Doughty also wrote that the success of the German army could not adequately be explained without reference to French mistakes. French strategy was unusually vulnerable to an attack through the Ardennes; operationally, French commanders failed adequately to react to the breakthrough of massed panzer forces. Tactically, the Germans were often able to overcome French defences that usually were inadequate. French military intelligence failed to predict the main German attack, expecting it in central Belgium as late as 13 May. Military intelligence had made the elementary mistake of noting information that fitted with their assumptions of German intentions and paid insufficient attention to German capability or information suggesting that they were not conforming to expectations. Doughty wrote that the French failure was caused by an inadequate military system and that this had much to do with the success of the German invasion.
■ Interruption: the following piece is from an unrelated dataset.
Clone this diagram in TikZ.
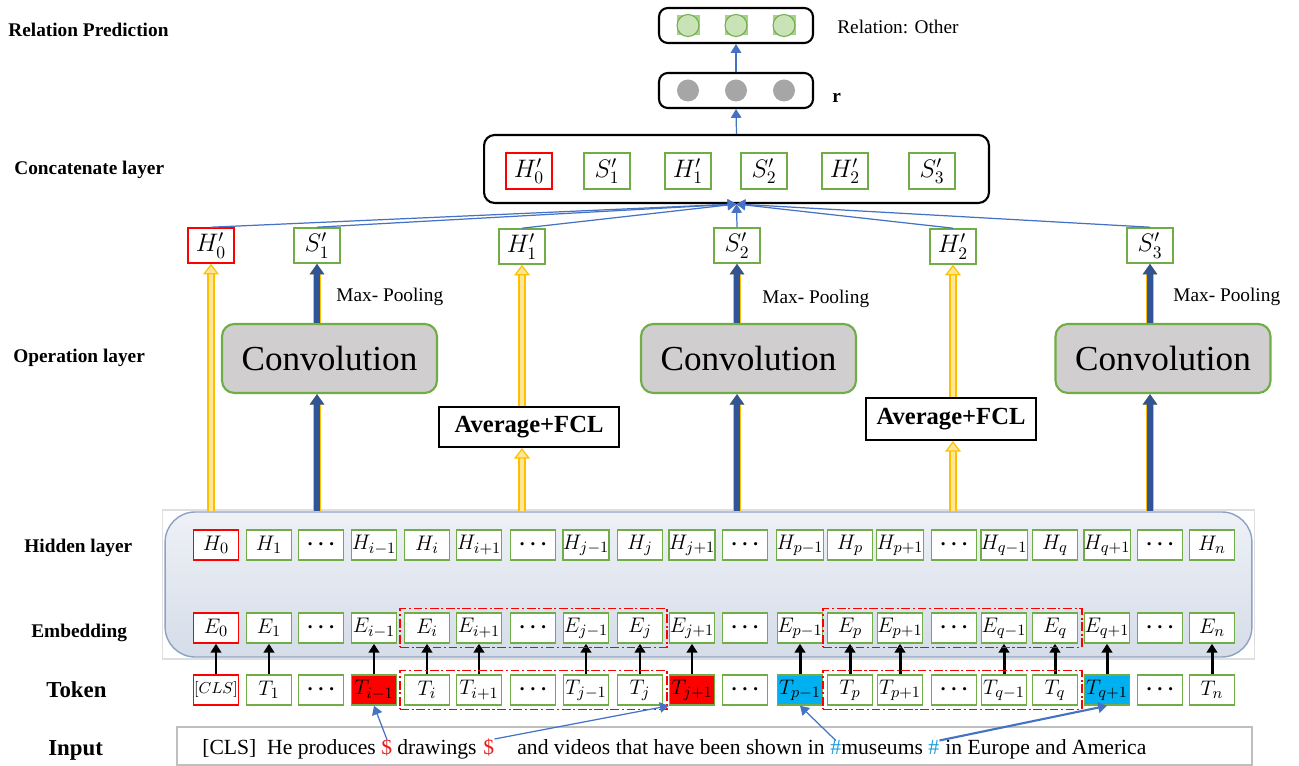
\documentclass[tikz,border=0pt]{standalone}
\usepackage{fontspec}
\setmainfont{Liberation Serif}
\usepackage{bm}
\usetikzlibrary{arrows.meta, positioning, fit, calc}
\definecolor{boxgreen}{HTML}{70AD47}
\definecolor{boxred}{HTML}{FF0000}
\definecolor{tokred}{HTML}{FF0000}
\definecolor{tokcyan}{HTML}{00B0F0}
\definecolor{linkblue}{HTML}{4472C4}
\definecolor{navy}{HTML}{2F5597}
\definecolor{gold}{HTML}{FFC000}
\definecolor{goldsoft}{HTML}{FFE699}
\definecolor{convgray}{HTML}{D0CECE}
\definecolor{paneltop}{HTML}{EEF1F6}
\definecolor{panelbot}{HTML}{D5DDE9}
\definecolor{paneledge}{HTML}{8EA2C4}
\definecolor{dotgray}{HTML}{A6A6A6}
\definecolor{dotgreen}{HTML}{C9E3B6}
\definecolor{sqgreen}{HTML}{A9D18E}
\definecolor{hashblue}{HTML}{1F9BD7}
\definecolor{dollarred}{HTML}{E02020}
\definecolor{inputgray}{HTML}{BFBFBF}

\begin{document}
\begin{tikzpicture}[x=0.02cm, y=-0.02cm,
  cell/.style={draw=boxgreen, line width=0.9pt, fill=white, minimum width=0.9cm,
               minimum height=0.6cm, inner sep=0pt, font=\fontsize{13}{13}\selectfont},
  pbox/.style={cell, minimum width=0.92cm, minimum height=0.72cm, font=\fontsize{14}{14}\selectfont},
  conv/.style={draw=boxgreen, line width=1.2pt, fill=convgray, rounded corners=7pt,
               minimum width=4.3cm, minimum height=1.38cm, font=\fontsize{20}{20}\selectfont},
  avg/.style={draw=black, line width=1.2pt, fill=white, minimum height=0.8cm,
              font=\bfseries\fontsize{14}{14}\selectfont},
  lbl/.style={anchor=west, inner sep=0pt, font=\bfseries\fontsize{11}{13}\selectfont},
  note/.style={anchor=west, inner sep=0pt, font=\fontsize{11}{13}\selectfont},
  word/.style={anchor=base west, inner sep=0pt, font=\fontsize{12.3}{14}\selectfont},
  grp/.style={draw=boxred, line width=0.9pt, dash pattern=on 5pt off 1.5pt on 1.2pt off 1.5pt, inner sep=2pt},
  blk/.style={-{Triangle[length=5pt,width=6pt]}, line width=1.7pt, black},
  link/.style={-{Triangle[length=5pt,width=6pt]}, line width=0.7pt, linkblue},
  barr/.style={-{Triangle[length=6pt,width=8pt]}, line width=3.4pt, navy,
               preaction={draw=gold, line width=4.4pt}},
  yarr/.style={-{Triangle[length=6pt,width=9pt,line width=0.7pt,fill=goldsoft]}, draw=gold,
               line width=0.9pt, double=goldsoft, double distance=2.6pt},
  ball/.style={circle, minimum size=0.44cm, inner sep=0pt}
]
\useasboundingbox (0,0) rectangle (1299,766);

% layer names
\node[lbl] (l1) at (8,30) {Relation Prediction};
\node[lbl] (l2) at (14,170) {Concatenate layer};
\node[lbl] (l3) at (13,358) {Operation layer};
\node[lbl] (l4) at (24,548) {Hidden layer};
\node[lbl] (l5) at (31,633) {Embedding};
\node[lbl, font=\bfseries\fontsize{13}{14}\selectfont] (l6) at (46,690) {Token};
\node[lbl, font=\bfseries\fontsize{13}{14}\selectfont] (l7) at (48,750) {Input};

% prediction
\node[draw, line width=1.2pt, rounded corners=5pt, minimum width=3.08cm, minimum height=0.7cm] (obox) at (736,25.5) {};
\node[draw, line width=1.2pt, rounded corners=5pt, minimum width=3.08cm, minimum height=0.7cm] (rbox) at (736,90.5) {};
\foreach \x [count=\i] in {688,736,784} {
  \node[fill=sqgreen, minimum width=0.46cm, minimum height=0.4cm, inner sep=0pt] (q\i) at (\x,25.5) {};
  \node[ball, draw=boxgreen, fill=dotgreen, line width=0.6pt] (o\i) at (\x,25.5) {};
  \node[ball, fill=dotgray] (g\i) at (\x,90.5) {};
}
\node[note] (rel) at (837,27) {Relation: Other};
\node[note, font=\bfseries\fontsize{11}{13}\selectfont] (rl) at (832,98) {r};
\draw[link] (rbox.north) -- (obox.south);

% concatenate
\node[draw, line width=1.2pt, rounded corners=6pt, minimum width=10.1cm, minimum height=1.36cm] (cat) at (736.5,169) {};
\node[pbox, draw=boxred] (c1) at (529,171) {$H'_0$};
\node[pbox] (c2) at (607,171) {$S'_1$};
\node[pbox] (c3) at (688,171) {$H'_1$};
\node[pbox] (c4) at (764,171) {$S'_2$};
\node[pbox] (c5) at (845,171) {$H'_2$};
\node[pbox] (c6) at (932,171) {$S'_3$};
\draw[link] (cat.north) -- (rbox.south);

% operation
\node[pbox, draw=boxred, minimum height=0.7cm] (H0p) at (211,245.5) {$H'_0$};
\node[pbox, minimum height=0.7cm] (S1p) at (317,245.5) {$S'_1$};
\node[pbox, minimum height=0.7cm] (H1p) at (522,246.5) {$H'_1$};
\node[pbox, minimum height=0.7cm] (S2p) at (737,245.5) {$S'_2$};
\node[pbox, minimum height=0.7cm] (H2p) at (953,246.5) {$H'_2$};
\node[pbox, minimum height=0.7cm] (S3p) at (1150,245.5) {$S'_3$};
\foreach \n in {H0p,S1p,H1p,S2p,H2p,S3p} \draw[link] (\n.north) -- (cat.south);

\node[conv] (cv1) at (329.5,358.5) {Convolution};
\node[conv] (cv2) at (748.5,358.5) {Convolution};
\node[conv] (cv3) at (1163,358.5) {Convolution};
\node[avg, minimum width=3.6cm] (av1) at (529,427) {Average+FCL};
\node[avg, minimum width=3.4cm, minimum height=0.84cm] (av2) at (951,419) {Average+FCL};
\node[note] (mp1) at (336,297) {Max- Pooling};
\node[note] (mp2) at (762,299) {Max- Pooling};
\node[note] (mp3) at (1173,297) {Max- Pooling};

% hidden + embedding panel
\node[draw=gray!25, line width=0.6pt, minimum width=21.84cm, minimum height=2.98cm] (pframe) at (708.5,584.5) {};
\node[draw=paneledge, line width=0.8pt, top color=paneltop, bottom color=panelbot, rounded corners=0.6cm,
      minimum width=21.74cm, minimum height=2.9cm] (panel) at (708.5,584.5) {};

\draw[yarr] (panel.north -| H0p) -- (H0p.south);
\draw[barr] (panel.north -| S1p) -- (cv1.south -| S1p);
\draw[barr] (cv1.north -| S1p) -- (S1p.south);
\draw[yarr] (panel.north -| H1p) -- (av1.south -| H1p);
\draw[yarr] (av1.north -| H1p) -- (H1p.south);
\draw[barr] (panel.north -| S2p) -- (cv2.south -| S2p);
\draw[barr] (cv2.north -| S2p) -- (S2p.south);
\draw[yarr] (panel.north -| H2p) -- (av2.south -| H2p);
\draw[yarr] (av2.north -| H2p) -- (H2p.south);
\draw[barr] (panel.north -| S3p) -- (cv3.south -| S3p);
\draw[barr] (cv3.north -| S3p) -- (S3p.south);

% cells
\node[cell, draw=boxred] (h1) at (216,545) {$H_0$};
\node[cell, draw=boxred] (e1) at (216,628) {$E_0$};
\node[cell, draw=boxred, font=\fontsize{9}{9}\selectfont] (t1) at (216,690) {$[CLS]$};
\draw[blk] (t1) -- (e1);
\foreach \k/\x/\s/\f in {2/269/1/white, 4/374/{i-1}/tokred, 5/427/i/white, 6/479/{i+1}/white,
    8/586/{j-1}/white, 9/640/j/white, 10/692/{j+1}/tokred, 12/800/{p-1}/tokcyan, 13/850/p/white,
    14/900/{p+1}/white, 16/1004/{q-1}/white, 17/1055/q/white, 18/1107/{q+1}/tokcyan, 20/1212/n/white} {
  \node[cell] (h\k) at (\x,545) {$H_{\s}$};
  \node[cell] (e\k) at (\x,628) {$E_{\s}$};
  \node[cell, fill=\f] (t\k) at (\x,690) {$T_{\s}$};
  \draw[blk] (t\k) -- (e\k);
}
\foreach \k/\x in {3/321, 7/533, 11/745, 15/954, 19/1160} {
  \node[cell] (h\k) at (\x,545) {$\bm{\cdots}$};
  \node[cell] (e\k) at (\x,628) {$\bm{\cdots}$};
  \node[cell] (t\k) at (\x,690) {$\bm{\cdots}$};
}
\node[grp, fit=(e5)(e9)] (ge1) {};
\node[grp, fit=(t5)(t9)] (gt1) {};
\node[grp, fit=(e13)(e17)] (ge2) {};
\node[grp, fit=(t13)(t17)] (gt2) {};

% input sentence
\node[draw=inputgray, line width=0.8pt, minimum width=21.5cm, minimum height=0.76cm] (inbox) at (714.5,746) {};
\node[word] (w1) at (202,755) {[CLS]\ \ He produces};
\node[word, text=dollarred] (ds1) at (381,755) {\$};
\node[word] (w2) at (397,755) {drawings};
\node[word, text=dollarred] (ds2) at (483,755) {\$};
\node[word] (w3) at (517,755) {and videos that have been shown in};
\node[word, text=hashblue] (hs1) at (830,755) {\#};
\node[word] (w4) at (841,755) {museums};
\node[word, text=hashblue] (hs2) at (928,755) {\#};
\node[word] (w5) at (945,755) {in Europe and America};

\draw[link] (ds1.north) -- (t4.south);
\draw[link] (ds2.north east) -- (t10.south west);
\draw[link] (hs1.north) -- (t12.south);
\draw[link, line width=1.2pt] (hs2.north east) -- (t18.south);
\end{tikzpicture}
\end{document}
The French had prepared to fight a methodical battle based on massed firepower, against an opponent that emphasised surprise and speed. French training for a centralised and slow-moving battle left the army incapable of hasty counter-attacks or bold moves. The French army lost the initiative, was overrun at important points and then deep German penetrations made the disruption of French command arrangements worse.